Stephen King’s chief influence for his novel The Shining was Shirley Jackson’s classic book The Haunting of Hill House. He speaks clearly about this in introductions to the book and in interviews. More than that, the influence is abundant throughout the work itself. There’s not much room to question it. This is one of the many, many things separating Stephen King’s The Shining from Stanley Kubrick’s film version. Kubrick was a very private person, he never liked to talk to the press. At the time, he was also thought of as much more of an artist than King. After all, King was still a newcomer. More than that, King wrote horror.
That made it all the more surprising when Kubrick’s adaptation of the novel was announced. People were shocked to learn that the director who had done 2001: A Space Odyssey was now directing a horror picture. In fact, so many people were not willing to accept that revelation that they needed it to be something more. In many ways, viewers still need the movie to be something more than that.
By this point I’m sure most people have seen or at least heard of the documentary Room 237. This film, which is interesting at the very least, explores the perspectives of people who have elaborate, passionate conspiracy theories as to what The Shining is actually about. Some claim that it is Kubrick’s confession for faking the moon landing. Others claim it is a portrayal of white guilt about the eradication of the American Indian. There are many other theories.
But if Kubrick’s brief interactions with King are anything to go by, his intent was to make a very scary ghost story. He would call the author with questions about the afterlife and the nature of death. He not only wanted to make a horror movie, he wanted to make a great one. Even with the changes from the source material that have divided fans of the book and movie, Kubrick succeeds in this. It’s a paranormal feature. It’s a very scary one, probably one of the best of all time, but at the end of the day that is still what it is.
Even as a haunted house movie, The Shining works on multiple levels. Given that this version of Jack Torrance is unhinged from virtually the first frame, we’re left wondering how much of what unravels at the hotel is actually happening and how much is simply going on in Jack’s head. Even if Danny Torrance is psychic, he could be picking up on signals from his father and not the hotel itself. We’re teased for some time, wondering which direction the film will take. This has led some people to believe that there is nothing supernatural in the film whatsoever. But this ignores what might be the most important scene in the whole feature.
When former caretaker Delbert Grady visits Jack later in the movie to ask why he has not yet killed his wife and son, it is the first time that the ghost interacts with the environment around him. All the scares we’ve seen before this point were images of ghosts that could have been hallucinations. But in this moment, Jack is locked in the freezer, helpless and defeated and it is the hotel that lets him out. To ignore this moment is to ignore what makes The Shining so scary and in turn devalues the film as a whole.
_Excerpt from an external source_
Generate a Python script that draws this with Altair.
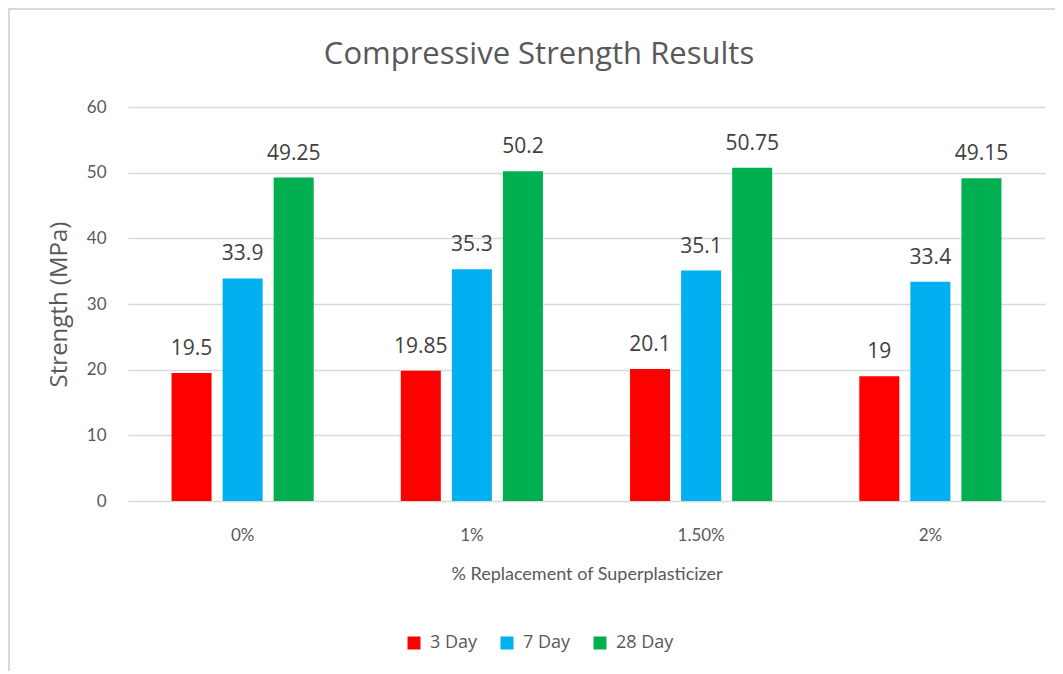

Wendy Torrance is another great focal point for the spiritual activity that occurs. Her characterization is not nearly as strong as in the book, where she was much more aggressive and defiant. Yet the entire film rides on her toward the end. She has been kept in the dark while the hotel manipulates her husband and son. She has seen nothing like the things that they have seen and this only makes her more and more nervous. It is because of this lack of supernatural encounter on her part that she is treated to a visit from everything at once in the last act. After the hotel reveals itself to Jack by letting him out of the pantry, it reveals itself to Wendy in all manner of macabre forms and visions. She is the throughway for the audience at this point, wondering what is really going on around her and then receiving her answer in the form of manipulative, angry ghosts.
Yet people will never stop arguing whether or not The Shining is a haunted house movie, a horror movie, or even a traditional film at all. This is something that happens frequently in the course of horror history. If a movie is good enough, it receives enough critical acclaim over time, people need to stop seeing it as something other than its genre. It needs to be separate. This is why people adamantly fight the notion that Silence of the Lambs is a horror film. Nobody wants to like a horror feature. The genre is not praised by critics by and large, it never receives awards, so when a movie is good enough to garner this acclaim it needs to be labeled as something else. Thankfully, there are still many who appreciate The Shining for what it did for the genre. Even if people will always look for things that may or may not be there, it will forever be known as one of the all-time classic horror pictures.